Items:
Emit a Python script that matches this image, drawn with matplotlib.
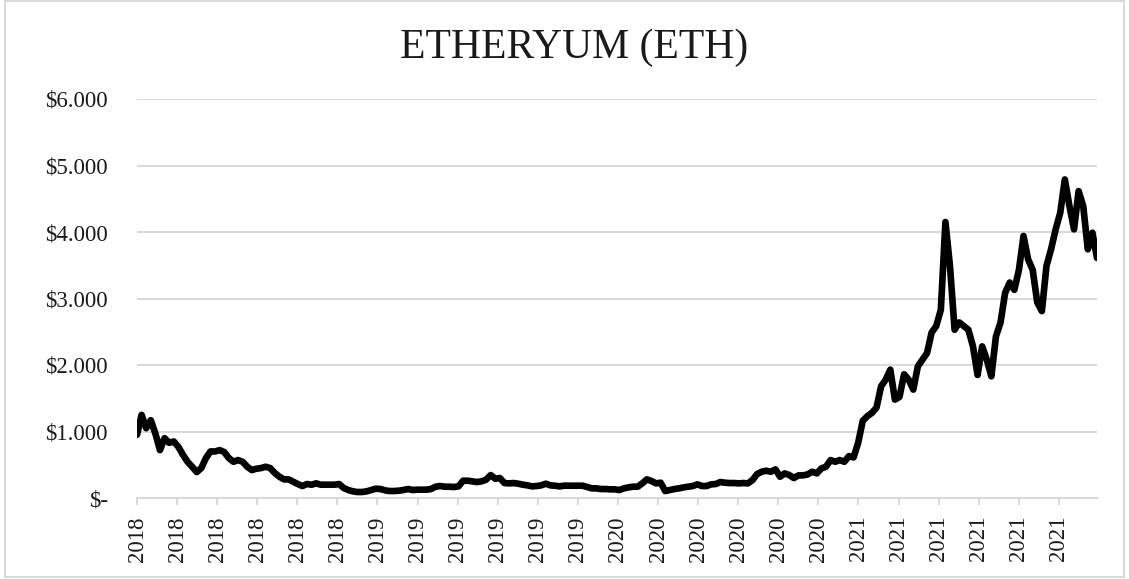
import matplotlib
matplotlib.use("Agg")
import matplotlib.pyplot as plt
import numpy as np
from matplotlib.patches import Rectangle

# weekly ETH close (USD), Jan 2018 -> Dec 2021
price = [
    950, 1250, 1050, 1170, 970, 720, 900, 830, 850, 770,
    650, 545, 470, 390, 450, 600, 700, 700, 720, 690,
    600, 545, 570, 545, 470, 420, 440, 450, 470, 450,
    375, 320, 280, 280, 245, 210, 180, 210, 200, 220,
    200, 200, 200, 200, 210, 150, 120, 100, 90, 90,
    100, 120, 140, 135, 115, 105, 105, 110, 120, 135,
    120, 125, 125, 125, 135, 170, 180, 170, 170, 165,
    175, 260, 260, 250, 240, 250, 275, 345, 290, 300,
    225, 220, 225, 215, 200, 190, 175, 180, 190, 215,
    190, 185, 175, 185, 185, 185, 185, 185, 165, 145,
    145, 135, 135, 130, 130, 120, 145, 160, 170, 170,
    220, 280, 255, 220, 230, 105, 120, 135, 145, 160,
    170, 180, 205, 180, 180, 205, 210, 240, 230, 225,
    225, 220, 225, 220, 270, 360, 395, 410, 395, 430,
    320, 370, 345, 300, 340, 340, 355, 395, 370, 445,
    470, 570, 545, 570, 545, 630, 610, 830, 1160, 1230,
    1280, 1360, 1680, 1780, 1930, 1480, 1520, 1860, 1780, 1630,
    1980, 2080, 2180, 2490, 2585, 2830, 4150, 3480, 2530, 2640,
    2585, 2530, 2280, 1850, 2280, 2080, 1830, 2430, 2640, 3085,
    3240, 3130, 3430, 3940, 3590, 3430, 2940, 2810, 3490, 3740,
    4040, 4290, 4790, 4390, 4040, 4615, 4390, 3740, 3990, 3610,
]
n_days = 1461
x_labels = ["2018"] * 6 + ["2019"] * 6 + ["2020"] * 6 + ["2021"] * 6
y_ticks = [0, 1000, 2000, 3000, 4000, 5000, 6000]
y_labels = ["$-", "$1.000", "$2.000", "$3.000", "$4.000", "$5.000", "$6.000"]

serif = ["Liberation Serif", "DejaVu Serif"]
grid_c = "#d9d9d9"
text_c = "#1a1a1a"

fig = plt.figure(figsize=(11.29, 5.79), dpi=100)
ax = fig.add_axes([137 / 1129, 1 - 498 / 579, 960 / 1129, 399 / 579])

days = np.linspace(0, n_days, len(price))
ax.plot(days, price, color="black", lw=4.8, solid_joinstyle="round", solid_capstyle="round")

ax.set_xlim(0, n_days)
ax.set_ylim(0, 6000)
ax.set_yticks(y_ticks)
ax.set_yticklabels(y_labels, fontfamily=serif, fontsize=16.5, color=text_c)
tick_pos = np.arange(len(x_labels)) * 61
ax.set_xticks(tick_pos)
ax.set_xticklabels(x_labels, rotation=90, fontfamily=serif, fontsize=16.5, color=text_c)

ax.grid(axis="y", color=grid_c, lw=1.5)
ax.set_axisbelow(True)
for s in ["top", "left", "right"]:
    ax.spines[s].set_visible(False)
ax.spines["bottom"].set_color(grid_c)
ax.spines["bottom"].set_linewidth(1.5)
ax.tick_params(axis="y", length=0, pad=21)
ax.tick_params(axis="x", length=5, width=1.5, color=grid_c, direction="out", pad=8)

fig.text(574 / 1129, 1 - 48 / 579, "ETHERYUM (ETH)", ha="center", va="center",
         fontfamily=serif, fontsize=30, color=text_c)

fig.patches.append(Rectangle((5 / 1129, 2 / 579), 1119 / 1129, 576 / 579,
                             transform=fig.transFigure, fill=False,
                             edgecolor=grid_c, lw=1.5))

fig.savefig("out.png", dpi=100)
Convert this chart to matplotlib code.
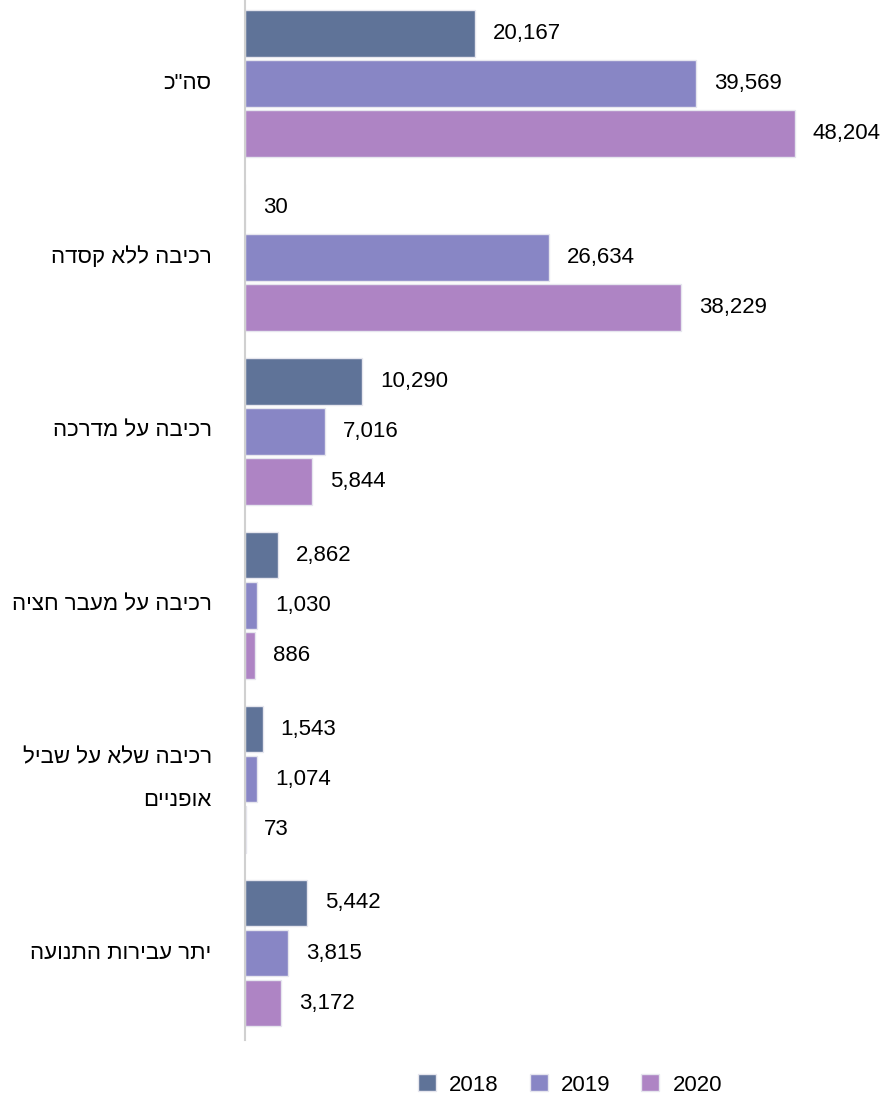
import numpy as np
import matplotlib
matplotlib.use("Agg")
import matplotlib.pyplot as plt
from matplotlib import font_manager

# fonts: a narrow face if there is one, DejaVu for anything missing
names = {f.name for f in font_manager.fontManager.ttflist}
fams = [f for f in ["Liberation Sans Narrow", "Liberation Sans", "DejaVu Sans"] if f in names]
plt.rcParams['font.family'] = fams

categories = ['סה"כ', 'רכיבה ללא קסדה', 'רכיבה על מדרכה', 'רכיבה על מעבר חציה',
              'רכיבה שלא על שביל\nאופניים', 'יתר עבירות התנועה']
years = ['2018', '2019', '2020']
v2018 = [20167, 30, 10290, 2862, 1543, 5442]
v2019 = [39569, 26634, 7016, 1030, 1074, 3815]
v2020 = [48204, 38229, 5844, 886, 73, 3172]
colors = ['#5f7398', '#8886c5', '#ae84c4']


def rtl(s):
    # matplotlib has no bidi: flip each line by hand
    return '\n'.join(line[::-1] for line in s.split('\n'))


fig = plt.figure(figsize=(8.88, 11.03), dpi=100)
ax = fig.add_axes([245 / 888, 1 - 1040 / 1103, 570 / 888, 1040 / 1103])

y = np.arange(len(categories))
step = 0.288
h = 0.268
for i, (vals, col, yr) in enumerate(zip([v2018, v2019, v2020], colors, years)):
    pos = y + (i - 1) * step
    ax.barh(pos, vals, height=h, color=col, edgecolor='#e6e6ee', linewidth=1, label=yr)
    for p, v in zip(pos, vals):
        ax.annotate(f'{v:,}', (v, p), xytext=(13, 0), textcoords='offset points',
                    ha='left', va='center', fontsize=16, color='black', annotation_clip=False)

ax.set_xlim(0, 50000)
ax.set_ylim(5.5, -0.48)
ax.set_yticks(y)
ax.set_yticklabels([rtl(c) for c in categories], fontsize=16, ha='right', va='center',
                   multialignment='right', linespacing=2.4)
ax.tick_params(axis='y', length=0, pad=24)
ax.set_xticks([])
for s in ['top', 'right', 'bottom']:
    ax.spines[s].set_visible(False)
ax.spines['left'].set_color('#d0d0d0')
ax.spines['left'].set_linewidth(1.5)

fig.legend(loc='center', bbox_to_anchor=(570 / 888, 1 - 1085 / 1103), ncol=3,
           frameon=False, fontsize=16, handlelength=0.8, handleheight=0.8,
           handletextpad=0.6, columnspacing=1.4)

fig.savefig('out.png', dpi=100)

Written instruction: Repeat each entry precisely as it appears. Leave the pictures out.

Solution for this exercise:
Emit a Python script that matches this image, drawn with matplotlib.
import matplotlib
matplotlib.use("Agg")
import matplotlib.pyplot as plt
import numpy as np
from matplotlib.patches import Rectangle

# weekly ETH close (USD), Jan 2018 -> Dec 2021
price = [
    950, 1250, 1050, 1170, 970, 720, 900, 830, 850, 770,
    650, 545, 470, 390, 450, 600, 700, 700, 720, 690,
    600, 545, 570, 545, 470, 420, 440, 450, 470, 450,
    375, 320, 280, 280, 245, 210, 180, 210, 200, 220,
    200, 200, 200, 200, 210, 150, 120, 100, 90, 90,
    100, 120, 140, 135, 115, 105, 105, 110, 120, 135,
    120, 125, 125, 125, 135, 170, 180, 170, 170, 165,
    175, 260, 260, 250, 240, 250, 275, 345, 290, 300,
    225, 220, 225, 215, 200, 190, 175, 180, 190, 215,
    190, 185, 175, 185, 185, 185, 185, 185, 165, 145,
    145, 135, 135, 130, 130, 120, 145, 160, 170, 170,
    220, 280, 255, 220, 230, 105, 120, 135, 145, 160,
    170, 180, 205, 180, 180, 205, 210, 240, 230, 225,
    225, 220, 225, 220, 270, 360, 395, 410, 395, 430,
    320, 370, 345, 300, 340, 340, 355, 395, 370, 445,
    470, 570, 545, 570, 545, 630, 610, 830, 1160, 1230,
    1280, 1360, 1680, 1780, 1930, 1480, 1520, 1860, 1780, 1630,
    1980, 2080, 2180, 2490, 2585, 2830, 4150, 3480, 2530, 2640,
    2585, 2530, 2280, 1850, 2280, 2080, 1830, 2430, 2640, 3085,
    3240, 3130, 3430, 3940, 3590, 3430, 2940, 2810, 3490, 3740,
    4040, 4290, 4790, 4390, 4040, 4615, 4390, 3740, 3990, 3610,
]
n_days = 1461
x_labels = ["2018"] * 6 + ["2019"] * 6 + ["2020"] * 6 + ["2021"] * 6
y_ticks = [0, 1000, 2000, 3000, 4000, 5000, 6000]
y_labels = ["$-", "$1.000", "$2.000", "$3.000", "$4.000", "$5.000", "$6.000"]

serif = ["Liberation Serif", "DejaVu Serif"]
grid_c = "#d9d9d9"
text_c = "#1a1a1a"

fig = plt.figure(figsize=(11.29, 5.79), dpi=100)
ax = fig.add_axes([137 / 1129, 1 - 498 / 579, 960 / 1129, 399 / 579])

days = np.linspace(0, n_days, len(price))
ax.plot(days, price, color="black", lw=4.8, solid_joinstyle="round", solid_capstyle="round")

ax.set_xlim(0, n_days)
ax.set_ylim(0, 6000)
ax.set_yticks(y_ticks)
ax.set_yticklabels(y_labels, fontfamily=serif, fontsize=16.5, color=text_c)
tick_pos = np.arange(len(x_labels)) * 61
ax.set_xticks(tick_pos)
ax.set_xticklabels(x_labels, rotation=90, fontfamily=serif, fontsize=16.5, color=text_c)

ax.grid(axis="y", color=grid_c, lw=1.5)
ax.set_axisbelow(True)
for s in ["top", "left", "right"]:
    ax.spines[s].set_visible(False)
ax.spines["bottom"].set_color(grid_c)
ax.spines["bottom"].set_linewidth(1.5)
ax.tick_params(axis="y", length=0, pad=21)
ax.tick_params(axis="x", length=5, width=1.5, color=grid_c, direction="out", pad=8)

fig.text(574 / 1129, 1 - 48 / 579, "ETHERYUM (ETH)", ha="center", va="center",
         fontfamily=serif, fontsize=30, color=text_c)

fig.patches.append(Rectangle((5 / 1129, 2 / 579), 1119 / 1129, 576 / 579,
                             transform=fig.transFigure, fill=False,
                             edgecolor=grid_c, lw=1.5))

fig.savefig("out.png", dpi=100)
Convert this chart to matplotlib code.
import numpy as np
import matplotlib
matplotlib.use("Agg")
import matplotlib.pyplot as plt
from matplotlib import font_manager

# fonts: a narrow face if there is one, DejaVu for anything missing
names = {f.name for f in font_manager.fontManager.ttflist}
fams = [f for f in ["Liberation Sans Narrow", "Liberation Sans", "DejaVu Sans"] if f in names]
plt.rcParams['font.family'] = fams

categories = ['סה"כ', 'רכיבה ללא קסדה', 'רכיבה על מדרכה', 'רכיבה על מעבר חציה',
              'רכיבה שלא על שביל\nאופניים', 'יתר עבירות התנועה']
years = ['2018', '2019', '2020']
v2018 = [20167, 30, 10290, 2862, 1543, 5442]
v2019 = [39569, 26634, 7016, 1030, 1074, 3815]
v2020 = [48204, 38229, 5844, 886, 73, 3172]
colors = ['#5f7398', '#8886c5', '#ae84c4']


def rtl(s):
    # matplotlib has no bidi: flip each line by hand
    return '\n'.join(line[::-1] for line in s.split('\n'))


fig = plt.figure(figsize=(8.88, 11.03), dpi=100)
ax = fig.add_axes([245 / 888, 1 - 1040 / 1103, 570 / 888, 1040 / 1103])

y = np.arange(len(categories))
step = 0.288
h = 0.268
for i, (vals, col, yr) in enumerate(zip([v2018, v2019, v2020], colors, years)):
    pos = y + (i - 1) * step
    ax.barh(pos, vals, height=h, color=col, edgecolor='#e6e6ee', linewidth=1, label=yr)
    for p, v in zip(pos, vals):
        ax.annotate(f'{v:,}', (v, p), xytext=(13, 0), textcoords='offset points',
                    ha='left', va='center', fontsize=16, color='black', annotation_clip=False)

ax.set_xlim(0, 50000)
ax.set_ylim(5.5, -0.48)
ax.set_yticks(y)
ax.set_yticklabels([rtl(c) for c in categories], fontsize=16, ha='right', va='center',
                   multialignment='right', linespacing=2.4)
ax.tick_params(axis='y', length=0, pad=24)
ax.set_xticks([])
for s in ['top', 'right', 'bottom']:
    ax.spines[s].set_visible(False)
ax.spines['left'].set_color('#d0d0d0')
ax.spines['left'].set_linewidth(1.5)

fig.legend(loc='center', bbox_to_anchor=(570 / 888, 1 - 1085 / 1103), ncol=3,
           frameon=False, fontsize=16, handlelength=0.8, handleheight=0.8,
           handletextpad=0.6, columnspacing=1.4)

fig.savefig('out.png', dpi=100)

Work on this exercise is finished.